By Nicole Hennessy
The Cleveland Indians endured many reincarnations, including the Forest Citys, the Cleveland Spiders and the Cleveland Bluebirds, before settling on Chief Wahoo and Slider and becoming the Cleveland Indians.
And in his new book, “The Best They Could Be: How the Cleveland Indians Became the Kings of Baseball, 1916-1920,” Scott H. Longert details the team’s rocky and unlucky past, leading up to its eventual World Series win in 1920.
A historian and writer, Longert has spent his career researching baseball, having written a previous book, “Addie Joss: King of the Pitchers,” as well as several baseball history articles for The Plain Dealer’s Sunday Magazine, the Baseball Research Journal and The National Pastime.
Fascinated by the circumstances leading up to the Indians’ world series win, Longert went into his research with a working knowledge of the time period, as he had focused on it while earning his M.A. in history from Cleveland State University.
At Lakewood Public Library Sept. 11, he went through slides, showing old photos of Cleveland players and locals heading to the stadium, scandalized that women began arriving to the games unaccompanied.
“It was an amazing year in 1920. A lot of different things happened, some very good, some horrible,” he said. “But somehow they managed to persevere and bring home a pendant.”
Longert continued his talk, listing and talking about dozens of specific players, like Ray Chapman, the only player ever killed during a game, having been hit by a fastpitch.
Players coming from the Navy, headed overseas for war or local guys, Longert introduced each one, filling in the list with anecdotes about them and the team’s unofficial mascot, “Larry the Dog.”
When the Indians finally made it to the World Series, nearly 20 years after the team established its major league status, the stadium was flooded with local and out-of-town fans cheering or looking for tickets, vendors selling food and souvenirs, and children coming up with schemes to turn a profit. Even on the rooftops surrounding the stadium, people sat, watching.
“People were just delirious and happy,” Longert said.

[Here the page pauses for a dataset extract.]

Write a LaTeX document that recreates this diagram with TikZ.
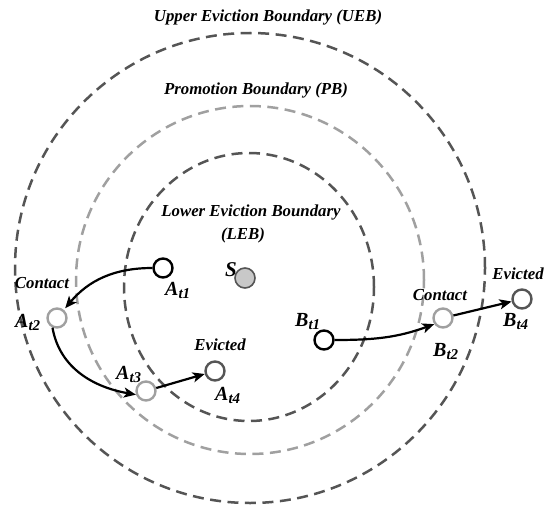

It wasn’t just the team’s previous losing streak that made this such an inspiring event. It was also the war America had been through and was going through. And everybody loves an underdog story.
Up 7-0 in the fifth inning, the game looked like a steal, and it was.
“The town was crazy!” Longert exclaimed. “It was pandemonium, and the city celebrated.”
A few days later, the players gathered around Wade Oval in University Circle, greeted by crowds that showed no signs of thinning, fireworks shooting off into the sky at dusk.
Longert continued, “We were finally champions of the world.”